I could but tell my father that I did not wish to be of the Russian religion, though it might be called Christian, for I had seen enough of that while in Russia, neither would I bow down to images or pictures. None of these things are real Christianity; and here let me ask the true Christian to consider what every devout Jew must think of churches given over to such idolatry, whether the church be in England, Germany, or Russia! It was only the other day a Jew said to me, speaking of a “Protestant” church in this country, “I went into one of your churches, and what did I see? Men dressed up neither in men’s nor women’s clothes, with candles, and images, and pictures! Is this your religion?”
The Jew hates idolatry in every form; the teaching of his Bible makes him hate it, and because of the idolatry in many Christian churches, he despises the Christian religion. No! none of these things are true Christianity.
I told my father I had found a different kind of Christian religion in England, and one which abhorred idolatry even as does the Jewish religion.
In another letter I said, “Since I last wrote, I have determined to discover the answer to the great question, ‘Is Christianity true or not?’ and have therefore studied the Bible only, and the result is I am sure, unless Christianity is the true religion, the God of our fathers has not spoken the words of the book we call Holy―the Bible.”
“I have been presented, too, with a truly wonderful little book called The New Testament.’ It gives the life of Joshua the Messiah, and I now say, if Joshua the Messiah has not come, I do not believe He ever will come.
“The whole life of the Nazarene is remarkable. His life was pure and holy. I will gladly send you this book called ‘The New Testament,’ and you will find His life was wonderful indeed! If you do not believe in the Nazarene, what answers can you give to the miracles He performed?
“Once more I must tell you the feelings of my heart. I am almost a Christian, yet as I write my heart is sad, for I can see you reading this letter, and, filled with sorrow and anger, saying ‘Away with Isaac, away with him!’ Yet I must speak. The Messiah has come, and I believe in Him, and, although our Jewish brethren consider it a disgrace and a shame, I cannot, I must not be ashamed of Him.

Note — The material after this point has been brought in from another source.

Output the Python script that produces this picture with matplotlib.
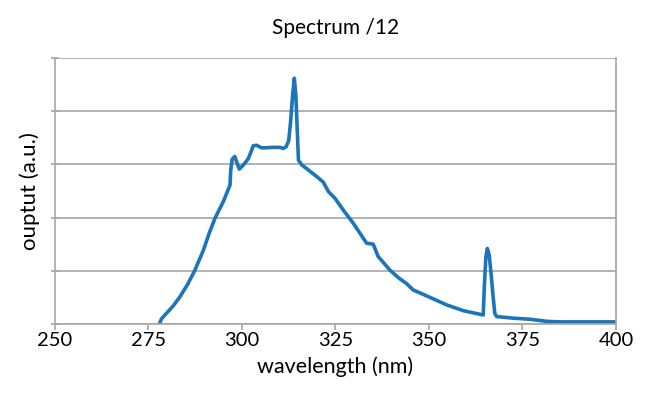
import matplotlib
matplotlib.use("Agg")
import matplotlib.pyplot as plt

plt.rcParams["font.family"] = ["Lato", "DejaVu Sans"]

# wavelength (nm) and output (a.u.)
wavelength = [
    277.9, 278.5, 279.4, 281.5, 283.4, 285.5, 287.4, 289.7, 291.2, 292.8,
    295.0, 296.8, 297.0, 297.4, 298.1, 298.7, 299.3, 300.5, 301.7, 302.5,
    303.0, 303.9, 305.3, 308.4, 310.2, 311.0, 311.8, 312.5, 313.0, 313.6,
    314.0, 314.4, 314.8, 315.1, 316.0, 317.3, 320.0, 321.7, 323.1, 324.9,
    327.1, 329.8, 333.3, 335.1, 336.4, 339.6, 342.0, 344.0, 345.8, 350.3,
    354.7, 359.2, 362.5, 364.5, 364.8, 365.2, 365.6, 366.1, 366.6, 367.1,
    367.6, 368.1, 372.5, 377.0, 381.5, 385.0, 390.4, 400.0,
]
output = [
    0.00, 0.10, 0.17, 0.33, 0.51, 0.75, 1.01, 1.39, 1.70, 1.99,
    2.30, 2.61, 2.90, 3.10, 3.15, 3.02, 2.91, 3.00, 3.11, 3.25,
    3.35, 3.36, 3.31, 3.32, 3.32, 3.30, 3.33, 3.45, 3.80, 4.35,
    4.62, 4.30, 3.60, 3.08, 2.99, 2.92, 2.77, 2.67, 2.49, 2.36,
    2.14, 1.89, 1.52, 1.50, 1.27, 1.01, 0.86, 0.76, 0.64, 0.50,
    0.36, 0.25, 0.20, 0.17, 0.70, 1.25, 1.42, 1.30, 0.95, 0.55,
    0.20, 0.14, 0.11, 0.09, 0.05, 0.04, 0.04, 0.04,
]
x_ticks = [250, 275, 300, 325, 350, 375, 400]

fig = plt.figure(figsize=(6.6, 3.95), dpi=100)
ax = fig.add_axes([0.0833, 0.1797, 0.85, 0.6735])

ax.plot(wavelength, output, color="#1b75bb", linewidth=2.6,
        solid_joinstyle="round", solid_capstyle="round")

ax.set_xlim(250, 400)
ax.set_ylim(0, 5)
ax.set_xticks(x_ticks)
ax.set_yticks(range(6))
ax.set_yticklabels([])
ax.grid(axis="y", color="#a6a6a6", linewidth=1.2)
ax.set_axisbelow(True)
for s in ax.spines.values():
    s.set_color("#a6a6a6")
    s.set_linewidth(1.2)
ax.spines["top"].set_visible(False)
ax.tick_params(axis="both", color="#a6a6a6", length=4, width=1.2,
               labelsize=14.5, pad=2)
ax.tick_params(axis="y", direction="inout", length=6)

ax.set_title("Spectrum /12", fontsize=15, pad=17)
ax.set_xlabel("wavelength (nm)", fontsize=15.5, labelpad=5)
ax.set_ylabel("ouptut (a.u.)", fontsize=16, labelpad=6)

fig.savefig("out.png", dpi=100)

I have not yet made a public profession of my faith in Him, yet in my heart I believe.
“Please read the book I send you, and examine the Holy Bible. My prayer is that the time may soon come when the veil shall be taken away from the eyes of our beloved nation, and when tile words of our holy prophet Zechariah shall be fulfilled, ‘They shall look upon Me whom they have pierced, and they shall mourn for Him, as one mourneth’ or his only son; and shall be in bitterness “or Him, as one that is in bitterness for his firstborn.’” (ch. 12:10.)